Sorokin told ABC News the dogs would be killed using poison or traps, insisting that these methods were not inhumane. Shooting strays is common in some countries and in other Russian regions.

The mass killing of stray dogs has actually been going on for years in Sochi.

“We should understand that it is done not only before the Olympics but constantly,” animal activist Dina Filippova told the AP. “Two killers from that company work for the city to kill 300 dogs a month.”

She called the practice inhumane, adding that other countries, including the United States and Europe, solve the problem through “mass sterilization, which eventually leads to no stray dogs on the streets.”
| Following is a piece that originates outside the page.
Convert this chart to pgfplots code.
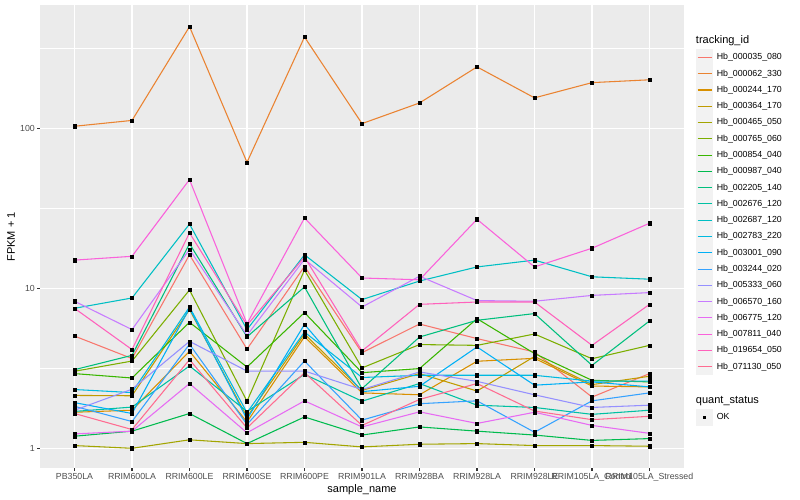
\documentclass[border=0pt]{standalone}
\usepackage{fontspec}
\setmainfont{Liberation Sans}
\usepackage{pgfplots}
\pgfplotsset{compat=1.18}
\usepackage{pgfplotstable}

\definecolor{panelbg}{HTML}{EBEBEB}
\definecolor{keybg}{HTML}{F2F2F2}
\definecolor{grey20}{HTML}{333333}
\definecolor{grey30}{HTML}{4D4D4D}
\definecolor{c01}{HTML}{F8766D}
\definecolor{c02}{HTML}{EA8331}
\definecolor{c03}{HTML}{D89000}
\definecolor{c04}{HTML}{C09B00}
\definecolor{c05}{HTML}{A3A500}
\definecolor{c06}{HTML}{7CAE00}
\definecolor{c07}{HTML}{39B600}
\definecolor{c08}{HTML}{00BB4E}
\definecolor{c09}{HTML}{00BF7D}
\definecolor{c10}{HTML}{00C1A3}
\definecolor{c11}{HTML}{00BFC4}
\definecolor{c12}{HTML}{00BAE0}
\definecolor{c13}{HTML}{00B0F6}
\definecolor{c14}{HTML}{35A2FF}
\definecolor{c15}{HTML}{9590FF}
\definecolor{c16}{HTML}{C77CFF}
\definecolor{c17}{HTML}{E76BF3}
\definecolor{c18}{HTML}{FA62DB}
\definecolor{c19}{HTML}{FF62BC}
\definecolor{c20}{HTML}{FF6C91}

% FPKM + 1 per sample (rows) and tracking id (columns)
\pgfplotstableread{
idx H035 H062 H244 H364 H465 H765 H854 H987 H2205 H2676 H2687 H2783 H3001 H3244 H5333 H6570 H6775 H7811 H19654 H71130
0  5.03 103  1.68 2.14 1.04 3.03 2.93 1.19 3.10 1.70 7.50 2.33 1.93 1.83 1.73 8.30 1.23 15.0  7.50 1.65
1  3.64 112  1.73 2.13 1.00 3.51 2.75 1.28 3.81 1.81 8.70 2.23 1.65 1.47 2.34 5.52 1.28 15.85 4.14 1.31
2  16.2 432  4.04 7.36 1.13 9.76 6.13 1.65 19.0 3.27 25.2 7.64 7.50 4.47 4.66 17.5 2.54 47.8  22.2 3.58
3  4.17 61.3 1.46 1.57 1.07 1.97 3.22 1.07 4.97 1.70 5.52 1.67 1.52 1.41 3.04 5.08 1.25 6.00  5.88 1.34
4  13.7 372  4.98 5.18 1.09 13.0 7.05 1.57 10.2 2.90 16.2 5.33 5.95 3.51 3.04 15.2 1.98 27.5  15.7 2.97
5  3.96 107  2.22 2.30 1.02 3.18 2.97 1.21 2.36 1.97 8.50 2.77 2.26 1.50 2.33 7.64 1.36 11.6  4.06 1.39
6  5.98 144  2.16 2.93 1.06 4.45 3.15 1.36 4.96 2.54 11.1 2.86 2.44 1.90 3.00 11.9 1.69 11.3  7.94 2.02
7  4.85 242  3.50 2.28 1.07 4.40 6.46 1.28 6.31 1.86 13.6 2.86 4.30 1.98 2.62 8.38 1.43 27.0  8.21 2.54
8  4.00 155  3.65 3.75 1.04 5.18 3.91 1.21 6.95 1.80 15.0 2.86 2.48 1.26 2.16 8.30 1.68 13.6  8.21 1.71
9  2.09 193  2.45 2.50 1.04 3.63 2.66 1.12 3.30 1.63 11.8 2.63 2.60 1.98 1.80 9.03 1.39 17.8  4.40 1.51
10 2.93 201  2.42 2.82 1.03 4.40 2.60 1.15 6.25 1.73 11.4 2.63 2.42 2.22 1.86 9.40 1.24 25.5  7.94 1.585
}\data

\begin{document}
\begin{tikzpicture}
\useasboundingbox (0,0) rectangle (800pt,500pt);
\begin{axis}[
  at={(40pt,31.7pt)}, anchor=south west,
  scale only axis,
  width=644pt, height=462.8pt,
  xmin=-0.6, xmax=10.6,
  ymode=log, ymin=0.75, ymax=585.6,
  xtick={0,1,...,10},
  xticklabels={PB350LA,RRIM600LA,RRIM600LE,RRIM600SE,RRIM600PE,RRIM901LA,RRIM928BA,RRIM928LA,RRIM928LE,RRIM105LA\_Control,RRIM105LA\_Stressed},
  ytick={1,10,100}, yticklabels={1,10,100},
  minor ytick={3.1623,31.623,316.23},
  xmajorgrids, ymajorgrids, yminorgrids,
  grid style={white, line width=1.07pt},
  minor grid style={white, line width=0.53pt},
  axis background/.style={fill=panelbg},
  axis line style={draw=none},
  tick pos=left,
  tick align=outside,
  major tick length=2.75pt,
  minor tick length=0pt,
  major tick style={color=grey20, line width=1.07pt},
  minor tick style={draw=none},
  ticklabel style={font=\fontsize{8.8}{10}\selectfont, text=grey30, inner sep=0pt},
  xticklabel style={anchor=north, yshift=-2.2pt},
  yticklabel style={anchor=east, xshift=-2.2pt},
  xlabel={sample\_name}, ylabel={FPKM + 1},
  label style={font=\fontsize{11}{13}\selectfont},
  xlabel style={at={(axis description cs:0.5,-0.0469)}, anchor=center},
  ylabel style={at={(axis description cs:-0.045,0.5)}, anchor=center},
  legend style={at={(1.0186,0.9427)}, anchor=north west, draw=none, fill=none,
    inner sep=0pt, outer sep=0pt, row sep=0pt, column sep=3.5pt,
    nodes={inner sep=0pt, anchor=west},
    font=\fontsize{8.8}{10}\selectfont},
  legend cell align=left,
  legend image code/.code={
    \fill[keybg, draw=none] (0.5pt,-8.14pt) rectangle (16.78pt,8.14pt);
    \draw[#1, line width=1.07pt] (1.73pt,0pt) -- (15.55pt,0pt);
  },
]

\addlegendimage{legend image code/.code={
  \path[draw=none, fill=none] (0pt,-8.64pt) rectangle (17.28pt,8.64pt);
  \node[overlay, draw=none, fill=none, text=black, anchor=west, inner sep=0pt, font=\fontsize{11}{13}\selectfont] at (0pt,0pt) {tracking\_id};}}
\addlegendentry{}

\addplot[c01, line width=1.07pt] table[x=idx, y=H035]{\data};
\addlegendentry{Hb\_000035\_080}
\addplot[c02, line width=1.07pt] table[x=idx, y=H062]{\data};
\addlegendentry{Hb\_000062\_330}
\addplot[c03, line width=1.07pt] table[x=idx, y=H244]{\data};
\addlegendentry{Hb\_000244\_170}
\addplot[c04, line width=1.07pt] table[x=idx, y=H364]{\data};
\addlegendentry{Hb\_000364\_170}
\addplot[c05, line width=1.07pt] table[x=idx, y=H465]{\data};
\addlegendentry{Hb\_000465\_050}
\addplot[c06, line width=1.07pt] table[x=idx, y=H765]{\data};
\addlegendentry{Hb\_000765\_060}
\addplot[c07, line width=1.07pt] table[x=idx, y=H854]{\data};
\addlegendentry{Hb\_000854\_040}
\addplot[c08, line width=1.07pt] table[x=idx, y=H987]{\data};
\addlegendentry{Hb\_000987\_040}
\addplot[c09, line width=1.07pt] table[x=idx, y=H2205]{\data};
\addlegendentry{Hb\_002205\_140}
\addplot[c10, line width=1.07pt] table[x=idx, y=H2676]{\data};
\addlegendentry{Hb\_002676\_120}
\addplot[c11, line width=1.07pt] table[x=idx, y=H2687]{\data};
\addlegendentry{Hb\_002687\_120}
\addplot[c12, line width=1.07pt] table[x=idx, y=H2783]{\data};
\addlegendentry{Hb\_002783\_220}
\addplot[c13, line width=1.07pt] table[x=idx, y=H3001]{\data};
\addlegendentry{Hb\_003001\_090}
\addplot[c14, line width=1.07pt] table[x=idx, y=H3244]{\data};
\addlegendentry{Hb\_003244\_020}
\addplot[c15, line width=1.07pt] table[x=idx, y=H5333]{\data};
\addlegendentry{Hb\_005333\_060}
\addplot[c16, line width=1.07pt] table[x=idx, y=H6570]{\data};
\addlegendentry{Hb\_006570\_160}
\addplot[c17, line width=1.07pt] table[x=idx, y=H6775]{\data};
\addlegendentry{Hb\_006775\_120}
\addplot[c18, line width=1.07pt] table[x=idx, y=H7811]{\data};
\addlegendentry{Hb\_007811\_040}
\addplot[c19, line width=1.07pt] table[x=idx, y=H19654]{\data};
\addlegendentry{Hb\_019654\_050}
\addplot[c20, line width=1.07pt] table[x=idx, y=H71130]{\data};
\addlegendentry{Hb\_071130\_050}

% points on top of all lines (quant_status = OK)
\pgfplotsinvokeforeach{H035,H062,H244,H364,H465,H765,H854,H987,H2205,H2676,H2687,H2783,H3001,H3244,H5333,H6570,H6775,H7811,H19654,H71130}{
  \addplot[forget plot, only marks, mark=square*, mark size=1.6pt, black] table[x=idx, y=#1]{\data};
}

\addlegendimage{legend image code/.code={\path[draw=none, fill=none] (0pt,-8.64pt) rectangle (17.28pt,8.64pt);}}
\addlegendentry{}
\addlegendimage{legend image code/.code={
  \path[draw=none, fill=none] (0pt,-8.64pt) rectangle (17.28pt,8.64pt);
  \node[overlay, draw=none, fill=none, text=black, anchor=west, inner sep=0pt, font=\fontsize{11}{13}\selectfont] at (0pt,0pt) {quant\_status};}}
\addlegendentry{}
\addlegendimage{legend image code/.code={
  \fill[keybg, draw=none] (0.5pt,-8.14pt) rectangle (16.78pt,8.14pt);
  \fill[black, draw=none] (7.04pt,-1.6pt) rectangle (10.24pt,1.6pt);}}
\addlegendentry{OK}

\end{axis}
\end{tikzpicture}
\end{document}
Although Sochi city officials promised last year to build a shelter for the homeless dogs, and claim they have constructed one for 100 dogs, animal activists told the AP it does not actually exist.

These Winter Games are by far the most expensive in Olympic history, costing an estimated $51 billion. Among the reasons are security concerns and construction costs – along with alleged corruption and wasteful spending.

For example, according to Bloomberg Businessweek, a Russian Esquire article estimated that for the ridiculous amount of money the government paid for a new road to the mountain resort hosting ski and snowboard events, “the road could have been paved entirely with a centimeter-thick coating of Beluga caviar.”

How sad to think that just a fraction of that expense could have gone to building and maintaining a shelter large enough to house – and sterilize – all those stray dogs.